═════ Input

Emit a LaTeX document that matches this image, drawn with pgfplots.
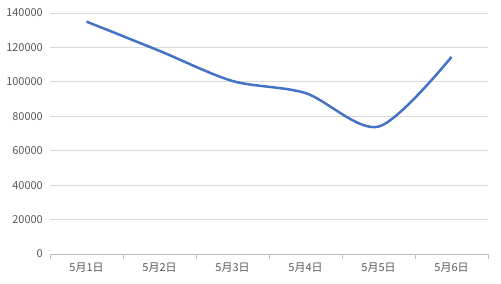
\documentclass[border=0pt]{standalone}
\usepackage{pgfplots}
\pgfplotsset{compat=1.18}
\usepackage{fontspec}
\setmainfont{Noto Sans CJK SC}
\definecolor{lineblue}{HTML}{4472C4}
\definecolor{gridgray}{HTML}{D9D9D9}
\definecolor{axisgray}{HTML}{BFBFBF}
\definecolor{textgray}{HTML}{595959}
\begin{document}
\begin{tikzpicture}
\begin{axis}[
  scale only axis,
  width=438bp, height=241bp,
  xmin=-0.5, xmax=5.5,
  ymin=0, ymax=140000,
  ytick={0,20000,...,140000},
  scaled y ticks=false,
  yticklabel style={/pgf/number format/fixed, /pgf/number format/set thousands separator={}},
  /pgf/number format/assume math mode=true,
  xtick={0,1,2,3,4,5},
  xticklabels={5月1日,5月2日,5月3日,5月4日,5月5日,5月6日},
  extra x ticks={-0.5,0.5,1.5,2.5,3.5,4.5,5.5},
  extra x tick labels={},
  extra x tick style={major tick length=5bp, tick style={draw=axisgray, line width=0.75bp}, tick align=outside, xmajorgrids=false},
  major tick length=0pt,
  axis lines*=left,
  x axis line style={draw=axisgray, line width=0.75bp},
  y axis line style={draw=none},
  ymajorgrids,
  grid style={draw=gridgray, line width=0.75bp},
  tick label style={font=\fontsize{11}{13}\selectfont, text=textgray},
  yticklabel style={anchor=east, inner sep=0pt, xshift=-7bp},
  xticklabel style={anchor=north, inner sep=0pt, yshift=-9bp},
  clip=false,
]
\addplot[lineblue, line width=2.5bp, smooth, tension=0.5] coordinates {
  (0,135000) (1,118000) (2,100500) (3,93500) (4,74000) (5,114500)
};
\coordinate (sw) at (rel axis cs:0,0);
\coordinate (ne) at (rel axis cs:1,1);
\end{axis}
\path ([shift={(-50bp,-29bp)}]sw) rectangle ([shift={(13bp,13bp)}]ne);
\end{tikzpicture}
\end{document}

══════════
═════ Input

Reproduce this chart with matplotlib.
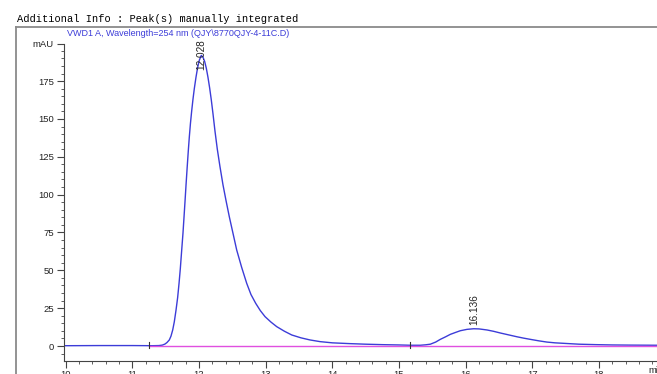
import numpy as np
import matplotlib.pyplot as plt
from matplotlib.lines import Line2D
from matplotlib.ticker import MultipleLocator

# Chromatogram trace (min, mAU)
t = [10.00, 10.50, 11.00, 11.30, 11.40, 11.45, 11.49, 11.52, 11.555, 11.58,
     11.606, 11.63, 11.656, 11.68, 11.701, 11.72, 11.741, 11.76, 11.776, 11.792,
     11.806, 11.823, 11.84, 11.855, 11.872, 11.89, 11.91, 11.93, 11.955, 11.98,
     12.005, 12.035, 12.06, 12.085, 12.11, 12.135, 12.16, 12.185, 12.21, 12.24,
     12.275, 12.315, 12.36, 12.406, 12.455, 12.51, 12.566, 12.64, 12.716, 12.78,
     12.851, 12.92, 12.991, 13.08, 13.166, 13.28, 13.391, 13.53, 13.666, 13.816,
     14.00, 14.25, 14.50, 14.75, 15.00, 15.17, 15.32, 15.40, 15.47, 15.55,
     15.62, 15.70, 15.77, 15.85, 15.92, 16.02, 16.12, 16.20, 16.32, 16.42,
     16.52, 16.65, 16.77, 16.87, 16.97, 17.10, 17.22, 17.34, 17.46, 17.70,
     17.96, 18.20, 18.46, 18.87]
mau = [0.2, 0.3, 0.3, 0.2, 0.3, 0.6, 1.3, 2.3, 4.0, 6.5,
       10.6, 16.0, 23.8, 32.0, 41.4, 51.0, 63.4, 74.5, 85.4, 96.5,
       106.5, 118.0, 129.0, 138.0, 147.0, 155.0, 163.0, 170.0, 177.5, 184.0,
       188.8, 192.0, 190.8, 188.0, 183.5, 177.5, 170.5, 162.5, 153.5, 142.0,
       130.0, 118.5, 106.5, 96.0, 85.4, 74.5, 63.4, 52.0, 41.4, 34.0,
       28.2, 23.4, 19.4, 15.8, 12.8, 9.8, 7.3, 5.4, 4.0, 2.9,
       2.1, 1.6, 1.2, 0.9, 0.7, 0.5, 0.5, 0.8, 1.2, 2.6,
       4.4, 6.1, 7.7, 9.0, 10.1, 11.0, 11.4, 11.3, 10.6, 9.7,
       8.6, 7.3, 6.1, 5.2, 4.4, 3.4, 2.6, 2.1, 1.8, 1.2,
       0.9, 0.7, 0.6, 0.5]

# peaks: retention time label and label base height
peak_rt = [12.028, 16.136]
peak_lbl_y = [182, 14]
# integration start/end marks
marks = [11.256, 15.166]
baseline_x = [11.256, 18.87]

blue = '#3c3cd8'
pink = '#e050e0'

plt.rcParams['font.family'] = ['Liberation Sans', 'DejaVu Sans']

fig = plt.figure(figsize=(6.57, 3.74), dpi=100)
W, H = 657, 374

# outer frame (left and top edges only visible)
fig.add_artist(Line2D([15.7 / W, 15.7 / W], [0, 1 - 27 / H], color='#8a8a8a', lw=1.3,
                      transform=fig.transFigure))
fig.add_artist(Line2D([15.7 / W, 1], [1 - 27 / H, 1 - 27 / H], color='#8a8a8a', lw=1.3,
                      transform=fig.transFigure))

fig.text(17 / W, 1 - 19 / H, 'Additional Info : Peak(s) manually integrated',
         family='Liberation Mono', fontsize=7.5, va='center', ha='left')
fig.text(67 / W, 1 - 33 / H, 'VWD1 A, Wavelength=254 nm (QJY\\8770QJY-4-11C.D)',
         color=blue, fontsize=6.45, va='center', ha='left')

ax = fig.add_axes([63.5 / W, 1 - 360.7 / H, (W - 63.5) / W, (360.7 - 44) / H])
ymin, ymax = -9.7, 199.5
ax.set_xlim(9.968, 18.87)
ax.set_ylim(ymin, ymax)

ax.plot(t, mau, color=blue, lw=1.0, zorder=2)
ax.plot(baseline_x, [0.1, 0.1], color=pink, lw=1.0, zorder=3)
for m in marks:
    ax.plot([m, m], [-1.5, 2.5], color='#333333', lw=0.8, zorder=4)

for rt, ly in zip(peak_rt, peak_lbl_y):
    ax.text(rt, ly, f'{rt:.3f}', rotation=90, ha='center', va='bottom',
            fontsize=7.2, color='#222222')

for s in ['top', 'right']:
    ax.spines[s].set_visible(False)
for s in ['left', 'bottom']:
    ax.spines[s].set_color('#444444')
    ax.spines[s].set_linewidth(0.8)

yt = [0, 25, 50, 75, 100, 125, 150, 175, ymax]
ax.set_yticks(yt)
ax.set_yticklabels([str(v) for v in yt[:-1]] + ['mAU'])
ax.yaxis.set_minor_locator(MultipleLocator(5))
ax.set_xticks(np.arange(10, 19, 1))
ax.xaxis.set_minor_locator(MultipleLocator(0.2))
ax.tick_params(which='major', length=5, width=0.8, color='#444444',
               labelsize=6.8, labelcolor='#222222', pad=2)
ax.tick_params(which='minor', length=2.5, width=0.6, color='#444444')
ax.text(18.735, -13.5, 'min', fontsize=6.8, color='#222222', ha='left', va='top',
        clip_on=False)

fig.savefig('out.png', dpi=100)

══════════

In the listing above, find the line containing "Reproduce this chart with matplotlib." and the line containing "from matplotlib.ticker import MultipleLocator", then return both of them and every line between, exactly, without pictures.

# Reply to the task
Reproduce this chart with matplotlib.
import numpy as np
import matplotlib.pyplot as plt
from matplotlib.lines import Line2D
from matplotlib.ticker import MultipleLocator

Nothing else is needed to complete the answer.